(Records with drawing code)
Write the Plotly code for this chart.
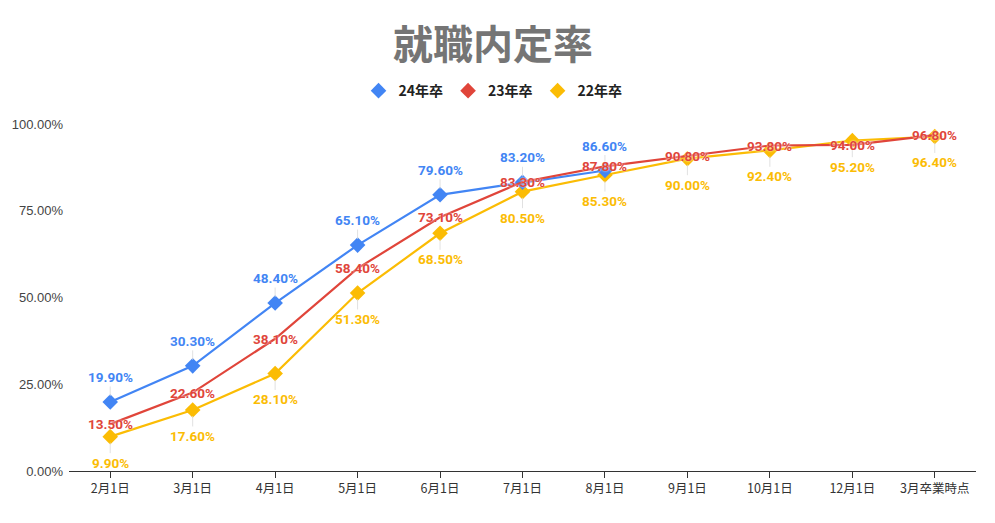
import plotly.graph_objects as go

# data
categories = ["2月1日", "3月1日", "4月1日", "5月1日", "6月1日", "7月1日",
              "8月1日", "9月1日", "10月1日", "12月1日", "3月卒業時点"]
y24 = [19.9, 30.3, 48.4, 65.1, 79.6, 83.2, 86.6]
y23 = [13.5, 22.6, 38.1, 58.4, 73.1, 83.3, 87.8, 90.8, 93.8, 94.0, 96.8]
y22 = [9.9, 17.6, 28.1, 51.3, 68.5, 80.5, 85.3, 90.0, 92.4, 95.2, 96.4]
y_ticks = [0, 25, 50, 75, 100]

BLUE = "#4285F4"
RED = "#E0453A"
YELLOW = "#FBBC04"
LABEL_FONT = "Roboto, Noto Sans CJK JP, sans-serif"

fig = go.Figure()

# lines (yellow under, blue, red on top)
fig.add_trace(go.Scatter(x=categories, y=y22, mode="lines+markers", showlegend=False,
                         line=dict(color=YELLOW, width=2.2),
                         marker=dict(symbol="diamond", size=12, color=YELLOW)))
fig.add_trace(go.Scatter(x=categories[:len(y24)], y=y24, mode="lines+markers", showlegend=False,
                         line=dict(color=BLUE, width=2.2),
                         marker=dict(symbol="diamond", size=12, color=BLUE)))
fig.add_trace(go.Scatter(x=categories, y=y23, mode="lines", showlegend=False,
                         line=dict(color=RED, width=2.2)))

# data labels, with thin leader lines for the offset ones
def add_labels(xs, ys, color, offset):
    for x, y in zip(xs, ys):
        fig.add_annotation(x=x, y=y, text=f"{y:.2f}%",
                           showarrow=offset != 0, ax=0, ay=offset, arrowhead=0,
                           arrowwidth=0.8, arrowcolor="#d9d9d9", standoff=6,
                           font=dict(family=LABEL_FONT, size=13.5, color=color, weight="bold",
                                     shadow="0px 0px 2px white"))

add_labels(categories, y22, YELLOW, 26)
add_labels(categories[:len(y24)], y24, BLUE, -25)
add_labels(categories, y23, RED, 0)

# legend entries (markers only)
for name, color in [("24年卒", BLUE), ("23年卒", RED), ("22年卒", YELLOW)]:
    fig.add_trace(go.Scatter(x=[None], y=[None], mode="markers", name=name,
                             marker=dict(symbol="diamond", size=12, color=color)))

# page body has an 8px margin, so the figure is a bit smaller than the window
fig.update_layout(
    width=987, height=515,
    paper_bgcolor="white", plot_bgcolor="white",
    margin=dict(l=61, r=19, t=116, b=52),
    title=dict(text="<b>就職内定率</b>", x=0.4675, xref="paper", xanchor="center",
               y=0.928, yanchor="middle",
               font=dict(family="Noto Sans CJK JP", size=40, color="#757575")),
    legend=dict(orientation="h", x=0.4675, xanchor="center", y=1.095, yanchor="middle",
                font=dict(family="Noto Sans CJK JP", size=14, color="#222222", weight="bold"),
                itemwidth=30, tracegroupgap=0),
    xaxis=dict(type="category", range=[-0.5, 10.5], showgrid=False, showline=True,
               linecolor="#333333", linewidth=1,
               ticks="outside", ticklen=6, tickcolor="#333333", automargin=False,
               tickfont=dict(family="Noto Sans CJK JP", size=12.5, color="#333333")),
    yaxis=dict(range=[0, 100], tickvals=y_ticks, ticktext=[f"{v:.2f}%" for v in y_ticks],
               showgrid=False, zeroline=False, showline=False, automargin=False,
               ticklabelstandoff=5,
               tickfont=dict(family="Liberation Sans, Arial", size=13, color="#444444")),
)

fig.write_html("out.html")
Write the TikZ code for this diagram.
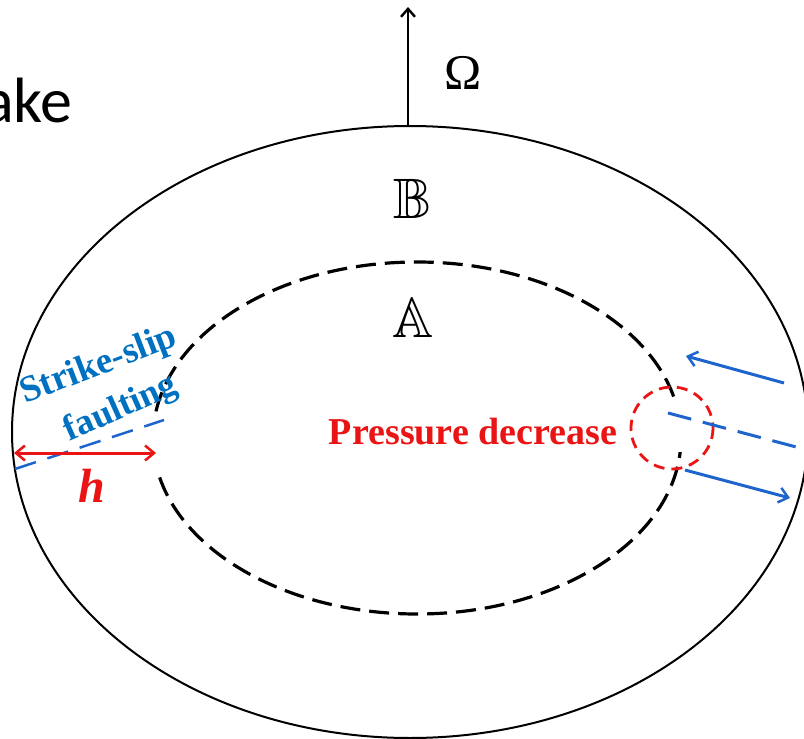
\documentclass[tikz,border=0pt]{standalone}
\usepackage{fontspec}
\usepackage{amssymb}
\setmainfont{Liberation Serif}
\newfontfamily\calfont{Carlito}
\usetikzlibrary{arrows.meta}
\definecolor{fblue}{RGB}{0,112,192}
\definecolor{ablue}{RGB}{30,100,205}
\definecolor{fred}{RGB}{235,20,20}
\tikzset{
  barb/.style={-{Straight Barb[length=9pt,width=15pt,line width=2.5pt]}},
  dbarb/.style={{Straight Barb[length=9pt,width=15pt,line width=2.5pt]}-{Straight Barb[length=9pt,width=15pt,line width=2.5pt]}},
  lbl/.style={inner sep=0pt,font=\bfseries},
}
\begin{document}
\begin{tikzpicture}[x=1pt,y=-1pt]
\useasboundingbox (0,0) rectangle (804,739);
\clip (0,0) rectangle (804,739);
% outer ellipse
\draw[line width=2pt] (410,432) ellipse [x radius=398, y radius=306];
% inner dashed ellipse
\draw[line width=3.2pt, dash pattern=on 20pt off 9pt] (417,438) ellipse [x radius=264, y radius=176];
% gaps
\fill[white] (146,418) rectangle (160,470);
\fill[white] (664,402) rectangle (684,452);
% Omega arrow
\coordinate (ob) at (408,126);
\coordinate (ot) at (408,7);
\draw[line width=2.4pt, -{Straight Barb[length=8pt,width=14pt,line width=2.4pt]}] (ob) -- (ot);
\node[inner sep=0pt,font=\fontsize{50}{50}\selectfont] (om) at (463,73) {Ω};
% ake
\node[inner sep=0pt,anchor=base east,font=\calfont\fontsize{64}{64}\selectfont] (ake) at (73,122) {ake};
% B and A
\node[inner sep=0pt,font=\fontsize{57}{57}\selectfont] (B) at (412,199) {$\mathbb{B}$};
\node[inner sep=0pt,font=\fontsize{57}{57}\selectfont] (A) at (413,318) {$\mathbb{A}$};
% strike-slip faulting
\node[lbl,text=fblue,rotate=21,font=\bfseries\fontsize{37}{37}\selectfont] (ss) at (99,366) {Strike-slip};
\node[lbl,text=fblue,rotate=24,font=\bfseries\fontsize{36}{36}\selectfont] (fa) at (121,409) {faulting};
\coordinate (fl1) at (15,469);
\coordinate (fl2) at (164,420);
\draw[ablue, line width=2.5pt, dash pattern=on 22pt off 12pt] (fl1) -- (fl2);
% h arrow
\coordinate (h1) at (14,453);
\coordinate (h2) at (156,453);
\draw[fred, line width=3pt, dbarb] (h1) -- (h2);
\node[lbl,text=fred,font=\bfseries\itshape\fontsize{48}{48}\selectfont] (h) at (92,486) {h};
% pressure decrease
\node[lbl,text=fred,font=\bfseries\fontsize{38}{38}\selectfont] (pd) at (473,432) {Pressure decrease};
\draw[fred, line width=2.8pt, dash pattern=on 11pt off 7pt] (672,428) circle [radius=41];
% blue arrows
\coordinate (a1s) at (784,383);
\coordinate (a1e) at (686,356);
\draw[ablue, line width=3pt, barb] (a1s) -- (a1e);
\coordinate (a2s) at (685,470);
\coordinate (a2e) at (790,498);
\draw[ablue, line width=3pt, barb] (a2s) -- (a2e);
\coordinate (d1) at (668,413);
\coordinate (d2) at (800,448);
\draw[ablue, line width=3pt, dash pattern=on 24pt off 12pt] (d1) -- (d2);
\end{tikzpicture}
\end{document}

**Written problem**
Quote all of the entries word for word, omitting any pictures.

**Response to the task**
Write the Plotly code for this chart.
import plotly.graph_objects as go

# data
categories = ["2月1日", "3月1日", "4月1日", "5月1日", "6月1日", "7月1日",
              "8月1日", "9月1日", "10月1日", "12月1日", "3月卒業時点"]
y24 = [19.9, 30.3, 48.4, 65.1, 79.6, 83.2, 86.6]
y23 = [13.5, 22.6, 38.1, 58.4, 73.1, 83.3, 87.8, 90.8, 93.8, 94.0, 96.8]
y22 = [9.9, 17.6, 28.1, 51.3, 68.5, 80.5, 85.3, 90.0, 92.4, 95.2, 96.4]
y_ticks = [0, 25, 50, 75, 100]

BLUE = "#4285F4"
RED = "#E0453A"
YELLOW = "#FBBC04"
LABEL_FONT = "Roboto, Noto Sans CJK JP, sans-serif"

fig = go.Figure()

# lines (yellow under, blue, red on top)
fig.add_trace(go.Scatter(x=categories, y=y22, mode="lines+markers", showlegend=False,
                         line=dict(color=YELLOW, width=2.2),
                         marker=dict(symbol="diamond", size=12, color=YELLOW)))
fig.add_trace(go.Scatter(x=categories[:len(y24)], y=y24, mode="lines+markers", showlegend=False,
                         line=dict(color=BLUE, width=2.2),
                         marker=dict(symbol="diamond", size=12, color=BLUE)))
fig.add_trace(go.Scatter(x=categories, y=y23, mode="lines", showlegend=False,
                         line=dict(color=RED, width=2.2)))

# data labels, with thin leader lines for the offset ones
def add_labels(xs, ys, color, offset):
    for x, y in zip(xs, ys):
        fig.add_annotation(x=x, y=y, text=f"{y:.2f}%",
                           showarrow=offset != 0, ax=0, ay=offset, arrowhead=0,
                           arrowwidth=0.8, arrowcolor="#d9d9d9", standoff=6,
                           font=dict(family=LABEL_FONT, size=13.5, color=color, weight="bold",
                                     shadow="0px 0px 2px white"))

add_labels(categories, y22, YELLOW, 26)
add_labels(categories[:len(y24)], y24, BLUE, -25)
add_labels(categories, y23, RED, 0)

# legend entries (markers only)
for name, color in [("24年卒", BLUE), ("23年卒", RED), ("22年卒", YELLOW)]:
    fig.add_trace(go.Scatter(x=[None], y=[None], mode="markers", name=name,
                             marker=dict(symbol="diamond", size=12, color=color)))

# page body has an 8px margin, so the figure is a bit smaller than the window
fig.update_layout(
    width=987, height=515,
    paper_bgcolor="white", plot_bgcolor="white",
    margin=dict(l=61, r=19, t=116, b=52),
    title=dict(text="<b>就職内定率</b>", x=0.4675, xref="paper", xanchor="center",
               y=0.928, yanchor="middle",
               font=dict(family="Noto Sans CJK JP", size=40, color="#757575")),
    legend=dict(orientation="h", x=0.4675, xanchor="center", y=1.095, yanchor="middle",
                font=dict(family="Noto Sans CJK JP", size=14, color="#222222", weight="bold"),
                itemwidth=30, tracegroupgap=0),
    xaxis=dict(type="category", range=[-0.5, 10.5], showgrid=False, showline=True,
               linecolor="#333333", linewidth=1,
               ticks="outside", ticklen=6, tickcolor="#333333", automargin=False,
               tickfont=dict(family="Noto Sans CJK JP", size=12.5, color="#333333")),
    yaxis=dict(range=[0, 100], tickvals=y_ticks, ticktext=[f"{v:.2f}%" for v in y_ticks],
               showgrid=False, zeroline=False, showline=False, automargin=False,
               ticklabelstandoff=5,
               tickfont=dict(family="Liberation Sans, Arial", size=13, color="#444444")),
)

fig.write_html("out.html")
Write the TikZ code for this diagram.
\documentclass[tikz,border=0pt]{standalone}
\usepackage{fontspec}
\usepackage{amssymb}
\setmainfont{Liberation Serif}
\newfontfamily\calfont{Carlito}
\usetikzlibrary{arrows.meta}
\definecolor{fblue}{RGB}{0,112,192}
\definecolor{ablue}{RGB}{30,100,205}
\definecolor{fred}{RGB}{235,20,20}
\tikzset{
  barb/.style={-{Straight Barb[length=9pt,width=15pt,line width=2.5pt]}},
  dbarb/.style={{Straight Barb[length=9pt,width=15pt,line width=2.5pt]}-{Straight Barb[length=9pt,width=15pt,line width=2.5pt]}},
  lbl/.style={inner sep=0pt,font=\bfseries},
}
\begin{document}
\begin{tikzpicture}[x=1pt,y=-1pt]
\useasboundingbox (0,0) rectangle (804,739);
\clip (0,0) rectangle (804,739);
% outer ellipse
\draw[line width=2pt] (410,432) ellipse [x radius=398, y radius=306];
% inner dashed ellipse
\draw[line width=3.2pt, dash pattern=on 20pt off 9pt] (417,438) ellipse [x radius=264, y radius=176];
% gaps
\fill[white] (146,418) rectangle (160,470);
\fill[white] (664,402) rectangle (684,452);
% Omega arrow
\coordinate (ob) at (408,126);
\coordinate (ot) at (408,7);
\draw[line width=2.4pt, -{Straight Barb[length=8pt,width=14pt,line width=2.4pt]}] (ob) -- (ot);
\node[inner sep=0pt,font=\fontsize{50}{50}\selectfont] (om) at (463,73) {Ω};
% ake
\node[inner sep=0pt,anchor=base east,font=\calfont\fontsize{64}{64}\selectfont] (ake) at (73,122) {ake};
% B and A
\node[inner sep=0pt,font=\fontsize{57}{57}\selectfont] (B) at (412,199) {$\mathbb{B}$};
\node[inner sep=0pt,font=\fontsize{57}{57}\selectfont] (A) at (413,318) {$\mathbb{A}$};
% strike-slip faulting
\node[lbl,text=fblue,rotate=21,font=\bfseries\fontsize{37}{37}\selectfont] (ss) at (99,366) {Strike-slip};
\node[lbl,text=fblue,rotate=24,font=\bfseries\fontsize{36}{36}\selectfont] (fa) at (121,409) {faulting};
\coordinate (fl1) at (15,469);
\coordinate (fl2) at (164,420);
\draw[ablue, line width=2.5pt, dash pattern=on 22pt off 12pt] (fl1) -- (fl2);
% h arrow
\coordinate (h1) at (14,453);
\coordinate (h2) at (156,453);
\draw[fred, line width=3pt, dbarb] (h1) -- (h2);
\node[lbl,text=fred,font=\bfseries\itshape\fontsize{48}{48}\selectfont] (h) at (92,486) {h};
% pressure decrease
\node[lbl,text=fred,font=\bfseries\fontsize{38}{38}\selectfont] (pd) at (473,432) {Pressure decrease};
\draw[fred, line width=2.8pt, dash pattern=on 11pt off 7pt] (672,428) circle [radius=41];
% blue arrows
\coordinate (a1s) at (784,383);
\coordinate (a1e) at (686,356);
\draw[ablue, line width=3pt, barb] (a1s) -- (a1e);
\coordinate (a2s) at (685,470);
\coordinate (a2e) at (790,498);
\draw[ablue, line width=3pt, barb] (a2s) -- (a2e);
\coordinate (d1) at (668,413);
\coordinate (d2) at (800,448);
\draw[ablue, line width=3pt, dash pattern=on 24pt off 12pt] (d1) -- (d2);
\end{tikzpicture}
\end{document}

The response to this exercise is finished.